Şunca yıllık yaşamımda öğrendiğim en önemli şey; işini layıkıyla yapmak yerine başkalarını “ayar etmeye” kalkarsan üzülen sen olursun…
Hele bunu yapacak çapın da yoksa…
Bu arada “ayar etmek” Türk Dil Kurumu’nun büyük sözlüğünde “bir aygıtın çalışmasını düzeltmek” olarak tanımlanıyor…
Neyse…
Biz Ankaragücü’ne dönelim…
Başkentin sarı lacivertli takımı 100. yılında Trabzonspor ile yapacağı Süper Lig’in 2010-2011 sezonundaki ilk maçına, en önemli motivasyon kaynağı olan seyircisinden, cezalı antrenöründen, sakatlıklar ve ceza nedeniyle çok sayıda oyuncusundan yoksun olarak sahaya çıktı.

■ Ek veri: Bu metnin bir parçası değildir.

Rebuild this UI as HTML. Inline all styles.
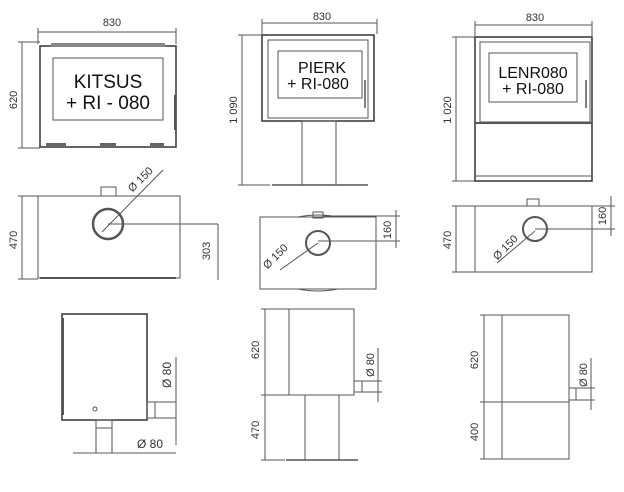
<!DOCTYPE html>
<html><head><meta charset="utf-8"><style>
html,body{margin:0;padding:0;background:#fff;}
svg{display:block;font-family:"Liberation Sans",sans-serif;}
</style></head><body>
<svg width="624" height="492" viewBox="0 0 624 492" xmlns="http://www.w3.org/2000/svg">
<g fill="none" stroke="#555" stroke-width="1">
<line x1="38" y1="32" x2="176" y2="32"/><line x1="38" y1="28" x2="38" y2="44"/><line x1="176" y1="28" x2="176" y2="44"/>
<line x1="22" y1="42" x2="22" y2="148"/><line x1="18" y1="42" x2="40" y2="42"/><line x1="18" y1="148" x2="40" y2="148"/>
<rect x="40" y="46" width="136" height="101" stroke="#333" stroke-width="1.5"/>
<rect x="51" y="43" width="114" height="4" fill="#888" stroke="none"/>
<rect x="53" y="58" width="110" height="62"/>
<line x1="175" y1="95" x2="175" y2="130" stroke-width="2"/>
<rect x="46" y="143" width="20" height="3" fill="#666" stroke="none"/><rect x="100" y="143" width="16" height="3" fill="#666" stroke="none"/><rect x="150" y="143" width="14" height="3" fill="#666" stroke="none"/>
<line x1="22" y1="196" x2="22" y2="279"/><line x1="18" y1="196" x2="38" y2="196"/><line x1="18" y1="279" x2="38" y2="279"/>
<rect x="38" y="196" width="142" height="82"/>
<line x1="40" y1="278" x2="176" y2="278" stroke-width="2"/>
<rect x="101" y="187" width="15" height="9"/>
<circle cx="108" cy="224" r="15" stroke-width="2.5"/>
<line x1="102" y1="232" x2="163" y2="170"/>
<line x1="108" y1="224" x2="218" y2="224"/><line x1="218" y1="224" x2="218" y2="280"/>
<rect x="62" y="314" width="85" height="106" stroke="#333" stroke-width="1.5"/>
<line x1="63" y1="318" x2="63" y2="415" stroke-width="2"/>
<rect x="147" y="402" width="29" height="16"/><line x1="155" y1="402" x2="155" y2="418"/>
<line x1="176" y1="357" x2="176" y2="445"/>
<rect x="96" y="420" width="16" height="33"/><line x1="96" y1="428" x2="112" y2="428"/>
<line x1="73" y1="453" x2="176" y2="453"/>
<circle cx="95" cy="409" r="2"/>
<line x1="262" y1="23" x2="377" y2="23"/><line x1="262" y1="19" x2="262" y2="34"/><line x1="377" y1="19" x2="377" y2="34"/>
<line x1="242" y1="35" x2="242" y2="185"/><line x1="238" y1="35" x2="262" y2="35"/><line x1="238" y1="185" x2="270" y2="185"/>
<rect x="262" y="35" width="112" height="86" stroke="#333" stroke-width="1.5"/>
<rect x="268" y="40" width="100" height="78"/>
<rect x="278" y="51" width="84" height="47"/>
<line x1="365" y1="80" x2="365" y2="108" stroke-width="1.5"/>
<rect x="302" y="121" width="34" height="64"/>
<line x1="272" y1="185" x2="368" y2="185" stroke-width="1.5"/>
<rect x="260" y="217" width="116" height="72"/>
<path d="M298 217 Q318 213 338 217"/><path d="M298 289 Q318 293 338 289"/>
<rect x="313" y="212" width="10" height="6"/>
<circle cx="318" cy="243" r="12" stroke-width="2"/>
<line x1="318" y1="243" x2="280" y2="270"/>
<line x1="318" y1="241" x2="400" y2="241"/><line x1="323" y1="216" x2="400" y2="216"/>
<line x1="396" y1="210" x2="396" y2="248"/>
<line x1="265" y1="309" x2="265" y2="460"/><line x1="261" y1="309" x2="289" y2="309"/><line x1="261" y1="395" x2="289" y2="395"/><line x1="261" y1="460" x2="285" y2="460"/>
<rect x="289" y="309" width="65" height="86"/>
<rect x="305" y="395" width="34" height="65"/>
<line x1="286" y1="460" x2="358" y2="460" stroke-width="1.5"/>
<rect x="354" y="381" width="8" height="11"/>
<line x1="378" y1="348" x2="378" y2="402"/><line x1="362" y1="381" x2="382" y2="381"/><line x1="362" y1="392" x2="382" y2="392"/>
<line x1="475" y1="25" x2="592" y2="25"/><line x1="475" y1="21" x2="475" y2="36"/><line x1="592" y1="21" x2="592" y2="36"/>
<line x1="456" y1="37" x2="456" y2="181"/><line x1="452" y1="37" x2="475" y2="37"/><line x1="452" y1="181" x2="475" y2="181"/>
<rect x="475" y="37" width="117" height="144" stroke="#333" stroke-width="1.5"/>
<rect x="480" y="42" width="110" height="80"/>
<rect x="489" y="53" width="88" height="49"/>
<line x1="475" y1="123" x2="592" y2="123" stroke-width="2"/>
<line x1="475" y1="176" x2="592" y2="176"/>
<line x1="586" y1="80" x2="586" y2="108" stroke-width="1.5"/>
<line x1="456" y1="206" x2="456" y2="272"/><line x1="452" y1="206" x2="475" y2="206"/><line x1="452" y1="272" x2="475" y2="272"/>
<rect x="475" y="206" width="117" height="66"/>
<rect x="527" y="199" width="12" height="7"/>
<circle cx="535" cy="229" r="12" stroke-width="2"/>
<line x1="535" y1="231" x2="497" y2="263"/>
<line x1="535" y1="229" x2="615" y2="229"/><line x1="592" y1="206" x2="615" y2="206"/>
<line x1="611" y1="196" x2="611" y2="236"/>
<line x1="484" y1="315" x2="484" y2="459"/><line x1="480" y1="315" x2="502" y2="315"/><line x1="480" y1="402" x2="502" y2="402"/><line x1="480" y1="459" x2="502" y2="459"/>
<rect x="502" y="315" width="67" height="144"/>
<line x1="502" y1="402" x2="569" y2="402"/>
<rect x="569" y="388" width="7" height="12"/>
<line x1="591" y1="358" x2="591" y2="410"/><line x1="576" y1="388" x2="595" y2="388"/><line x1="576" y1="400" x2="595" y2="400"/>
</g>
<g fill="#333" font-size="11">
<text x="112" y="26" text-anchor="middle">830</text>
<text x="322" y="20" text-anchor="middle">830</text>
<text x="535" y="21" text-anchor="middle">830</text>
<text transform="translate(17,100) rotate(-90)" text-anchor="middle">620</text>
<text transform="translate(17,240) rotate(-90)" text-anchor="middle">470</text>
<text transform="translate(210,251) rotate(-90)" text-anchor="middle">303</text>
<text transform="translate(143,182) rotate(-45)" text-anchor="middle">Ø 150</text>
<text transform="translate(171,375) rotate(-90)" text-anchor="middle" font-size="12">Ø 80</text>
<text x="150" y="448" text-anchor="middle" font-size="12">Ø 80</text>
<text transform="translate(237,110) rotate(-90)" text-anchor="middle">1 090</text>
<text transform="translate(391,230) rotate(-90)" text-anchor="middle">160</text>
<text transform="translate(278,259) rotate(-45)" text-anchor="middle">Ø 150</text>
<text transform="translate(259,350) rotate(-90)" text-anchor="middle">620</text>
<text transform="translate(259,430) rotate(-90)" text-anchor="middle">470</text>
<text transform="translate(374,365) rotate(-90)" text-anchor="middle">Ø 80</text>
<text transform="translate(451,110) rotate(-90)" text-anchor="middle">1 020</text>
<text transform="translate(451,240) rotate(-90)" text-anchor="middle">470</text>
<text transform="translate(606,216) rotate(-90)" text-anchor="middle">160</text>
<text transform="translate(508,250) rotate(-45)" text-anchor="middle">Ø 150</text>
<text transform="translate(478,360) rotate(-90)" text-anchor="middle">620</text>
<text transform="translate(478,432) rotate(-90)" text-anchor="middle">400</text>
<text transform="translate(587,375) rotate(-90)" text-anchor="middle">Ø 80</text>
</g>
<g fill="#111" text-anchor="middle">
<text x="108" y="88" font-size="19">KITSUS</text>
<text x="108" y="109" font-size="19">+ RI - 080</text>
<text x="322" y="73" font-size="16">PIERK</text>
<text x="318" y="89" font-size="16">+ RI-080</text>
<text x="533" y="78" font-size="16">LENR080</text>
<text x="533" y="94" font-size="16">+ RI-080</text>
</g>
</svg>
</body></html>
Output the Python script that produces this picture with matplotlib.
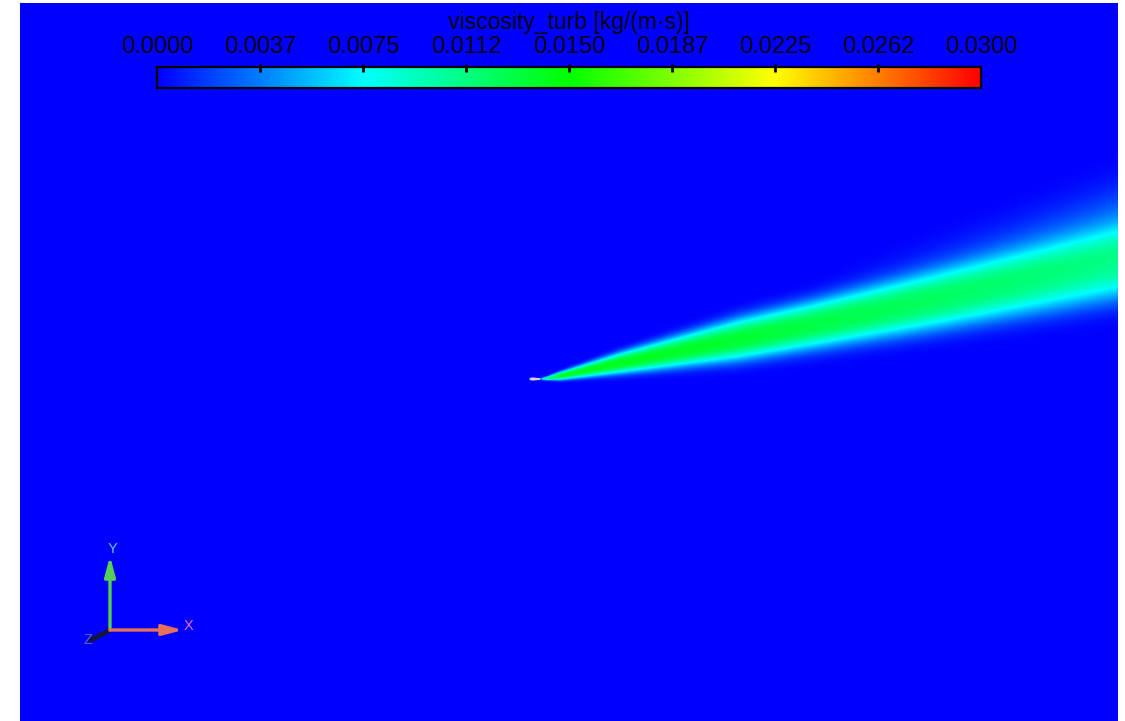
import numpy as np
import matplotlib
matplotlib.use("Agg")
import matplotlib.pyplot as plt
from matplotlib.colors import LinearSegmentedColormap

plt.rcParams["font.family"] = ["Liberation Sans", "DejaVu Sans"]

# wake stations read along the centreline (chord units, leading edge at x=0)
wake_x      = [1.0,   1.6,    3.0,    9.0,    21.0,   41.0,   58.8]
wake_yc     = [0.0,   0.05,   0.3,    1.6,    4.0,    7.9,    11.5]
wake_half   = [0.08,  0.15,   0.35,   0.9,    1.8,    2.5,    3.1]
wake_peak   = [0.004, 0.011,  0.0140, 0.0142, 0.0136, 0.0118, 0.0100]

# faint spreading layer on the upper side of the far wake
halo_x      = [28.0,  41.0,   58.8]
halo_amp    = [0.0,   0.0015, 0.0032]
halo_off    = [2.5,   3.2,    4.2]
halo_width  = [2.0,   2.6,    3.6]

# colour bar
vmin, vmax = 0.0, 0.03
cbar_ticks = [0.0, 0.00375, 0.0075, 0.01125, 0.015, 0.01875, 0.0225, 0.02625, 0.03]
cbar_labels = ["0.0000", "0.0037", "0.0075", "0.0112", "0.0150",
               "0.0187", "0.0225", "0.0262", "0.0300"]
field_name = "viscosity_turb [kg/(m\u00b7s)]"

# domain extents (chord units)
x_min, x_max = -51.0, 58.8
y_min, y_max = -34.2, 37.6

rainbow = LinearSegmentedColormap.from_list(
    "rainbow_bcgyr",
    [(0.0, (0, 0, 1)), (0.25, (0, 1, 1)), (0.5, (0, 1, 0)),
     (0.75, (1, 1, 0)), (1.0, (1, 0, 0))])

# build the nut field on a fine grid
xs = np.linspace(x_min, x_max, 2200)
ys = np.linspace(y_min, y_max, 1440)
X, Y = np.meshgrid(xs, ys)

yc = np.interp(xs, wake_x, wake_yc)
hw = np.interp(xs, wake_x, wake_half)
pk = np.interp(xs, wake_x, wake_peak, left=0.0)
eta = np.abs(Y - yc[None, :]) / hw[None, :]
nut = pk[None, :] * np.exp(-np.log(2) * eta ** 2.6)

ha = np.interp(xs, halo_x, halo_amp, left=0.0)
ho = np.interp(xs, halo_x, halo_off)
hwid = np.interp(xs, halo_x, halo_width)
nut += ha[None, :] * np.exp(-((Y - yc[None, :] - ho[None, :]) / hwid[None, :]) ** 2)

fig = plt.figure(figsize=(11.25, 7.21), dpi=100)
ax = fig.add_axes([20 / 1125, 0, 1098 / 1125, 718 / 721])
ax.imshow(nut, extent=[x_min, x_max, y_min, y_max], origin="lower",
          cmap=rainbow, vmin=vmin, vmax=vmax, aspect="auto",
          interpolation="bilinear")

# airfoil outline (symmetric 12% section)
t = np.linspace(0, np.pi, 60)
xc = 0.5 * (1 - np.cos(t))
yt = 5 * 0.12 * (0.2969 * np.sqrt(xc) - 0.126 * xc - 0.3516 * xc ** 2
                 + 0.2843 * xc ** 3 - 0.1015 * xc ** 4)
ax.fill(np.r_[xc, xc[::-1]], np.r_[yt, -yt[::-1]] * 1.6,
        color="#f0f0f0", ec="#d0d0e0", lw=0.8, zorder=3)

ax.set_xlim(x_min, x_max)
ax.set_ylim(y_min, y_max)
ax.set_axis_off()

# colour bar
cax = fig.add_axes([157 / 1125, 1 - 88 / 721, 824 / 1125, 21 / 721])
grad = np.linspace(vmin, vmax, 512)[None, :]
cax.imshow(grad, extent=[vmin, vmax, 0, 1], cmap=rainbow, vmin=vmin, vmax=vmax,
           aspect="auto")
cax.set_xlim(vmin, vmax)
cax.set_ylim(0, 1)
cax.set_xticks([])
cax.set_yticks([])
for s in cax.spines.values():
    s.set_linewidth(1.6)
    s.set_color("black")
for v in cbar_ticks[1:-1]:
    cax.plot([v, v], [1 + 3 / 21, 1 - 5 / 21], color="black", lw=2,
             clip_on=False, solid_capstyle="butt")
for v, lab in zip(cbar_ticks, cbar_labels):
    cax.text(v, 1 + 14 / 21, lab, ha="center", va="baseline",
             fontsize=17, color="#000010", clip_on=False)
cax.text(0.5, 1 + 38 / 21, field_name, transform=cax.transAxes,
         ha="center", va="baseline", fontsize=16.5, color="#000010")

# orientation triad, drawn in pixel space
tri = fig.add_axes([0, 0, 1, 1])
tri.set_xlim(0, 1125)
tri.set_ylim(721, 0)
tri.set_axis_off()
tri.patch.set_alpha(0)
o = (110, 630)
tri.plot([o[0], 91], [o[1], 640], color="#141440", lw=3.5, solid_capstyle="round")
tri.annotate("", xy=(o[0], 556), xytext=o,
             arrowprops=dict(arrowstyle="-|>,head_length=1.2,head_width=0.32",
                             color="#55d055", lw=2.4, shrinkA=0, shrinkB=0))
tri.annotate("", xy=(183, o[1]), xytext=o,
             arrowprops=dict(arrowstyle="-|>,head_length=1.2,head_width=0.32",
                             color="#e8705a", lw=2.4, shrinkA=0, shrinkB=0))
tri.text(113, 549, "Y", color="#60c8e0", fontsize=10.5, ha="center", va="center")
tri.text(189, 626, "X", color="#e070c0", fontsize=10.5, ha="center", va="center")
tri.text(88, 640, "Z", color="#6060c8", fontsize=10.5, ha="center", va="center")

fig.savefig("out.png", dpi=100)
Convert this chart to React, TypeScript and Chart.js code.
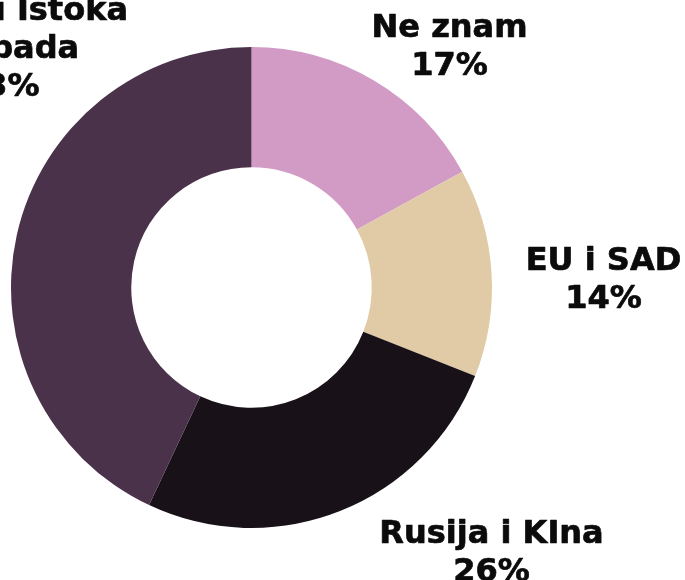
import React, { useEffect, useRef } from "react";
import { Chart, registerables } from "chart.js";

Chart.register(...registerables);

const categories = ["Ne znam", "EU i SAD", "Rusija i KIna", "Između Istoka i Zapada"];
const categoryLines = [["Ne znam"], ["EU i SAD"], ["Rusija i KIna"], ["Između Istoka", "i Zapada"]];
const values = [17, 14, 26, 43];
const colors = ["#D19BC6", "#E0CBA6", "#181218", "#4A324B"];

// label placement: angle (deg, clockwise from top) and distance as a multiple of the outer radius
const labelAngles = [39.2, 88.5, 137.7, 313.9];
const labelDistances = [1.303, 1.464, 1.483, 1.444];

const FONT = 'bold 32px "DejaVu Sans", sans-serif';
const LINE_HEIGHT = 38;

const labelPlugin = {
  id: "outerLabels",
  afterDraw(chart: any) {
    const ctx = chart.ctx;
    const meta = chart.getDatasetMeta(0);
    ctx.save();
    ctx.font = FONT;
    ctx.fillStyle = "#0b0b0b";
    ctx.strokeStyle = "#0b0b0b";
    ctx.lineWidth = 0.7;
    ctx.lineJoin = "round";
    ctx.textAlign = "center";
    ctx.textBaseline = "alphabetic";
    meta.data.forEach((arc: any, i: number) => {
      const r = arc.outerRadius * labelDistances[i];
      const a = (labelAngles[i] * Math.PI) / 180;
      const cx = arc.x + r * Math.sin(a);
      const cy = arc.y - r * Math.cos(a);
      const lines = [...categoryLines[i], values[i] + "%"];
      const n = lines.length;
      lines.forEach((t, k) => {
        const y = cy + 11 + (k - (n - 1) / 2) * LINE_HEIGHT;
        ctx.fillText(t, cx, y);
        ctx.strokeText(t, cx, y);
      });
    });
    ctx.restore();
  },
};

export default function App() {
  const ref = useRef<HTMLCanvasElement | null>(null);
  useEffect(() => {
    if (!ref.current) return;
    const chart = new Chart(ref.current, {
      type: "doughnut",
      data: {
        labels: categories,
        datasets: [
          {
            data: values,
            backgroundColor: colors,
            borderWidth: 0,
            hoverOffset: 0,
          },
        ],
      },
      options: {
        responsive: false,
        animation: false,
        cutout: "50%",
        layout: { padding: { left: 11, right: 193, top: 47, bottom: 52 } },
        plugins: {
          legend: { display: false },
          tooltip: { enabled: false },
        },
      },
      plugins: [labelPlugin],
    });
    return () => chart.destroy();
  }, []);
  return (
    <div style={{ position: "fixed", left: 0, top: 0, width: 685, height: 580, background: "#ffffff" }}>
      <canvas ref={ref} width={685} height={580} style={{ display: "block" }} />
    </div>
  );
}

Tüm bu olumsuzluklara karşın, sarı lacivertliler savunma üzerine kurulu oyunları ile Trabzonspor’a karşı uzun süre direndiler.
Ancak, sahaya sürülen savunma özellikli çok sayıda oyuncunun direnci de bir yere kadardı ve bu oyuncu yapısıyla gol yememe üzerine kurulan oyun planı da sonunda iflas etti.
Bu oyuncular ile pozisyon üretilemeyeceği de daha maçın başında belli olmuştu. Ayaklarına top yakışan Sestak ile Sapara’nın kenara alınışı ise sonun başlangıcı oldu.
Ankaragücü maç boyunca sadece bir kez o da 68. dakikada Özgür ile net gollük pozisyona girebildi. Onda da genç oyuncu altıpasın içinden topu filelere gönderemedi.
Ayrıca bir şey daha belli oldu…
Ankaragücü’nde Vittek yoksa gol de yok…
Karşılaşma ile ilgili fazla da söyleyecek bir şey yok…
Şimdi yapılacak en önemli iş, en kısa sürede derlenip toparlanmak olmalı.
Sezon başladı. Ancak, hem yönetim hem de teknik direktör tüm camianın birlik ve beraberliğini sağlamaya yönelik çalışmalar yapacaklarına hala yeni cepheler açıyorlar, oraya buraya laf atıp, laf yetiştiriyorlar.
Yeni sezonda, geçen sezonki gibi sıkıntı yaşanmaması için bir an önce başta seyirci ile barış sağlanmalı. Yönetim ve teknik direktör de eleştiriler karşısında kendilerini tutmayı bilmeli.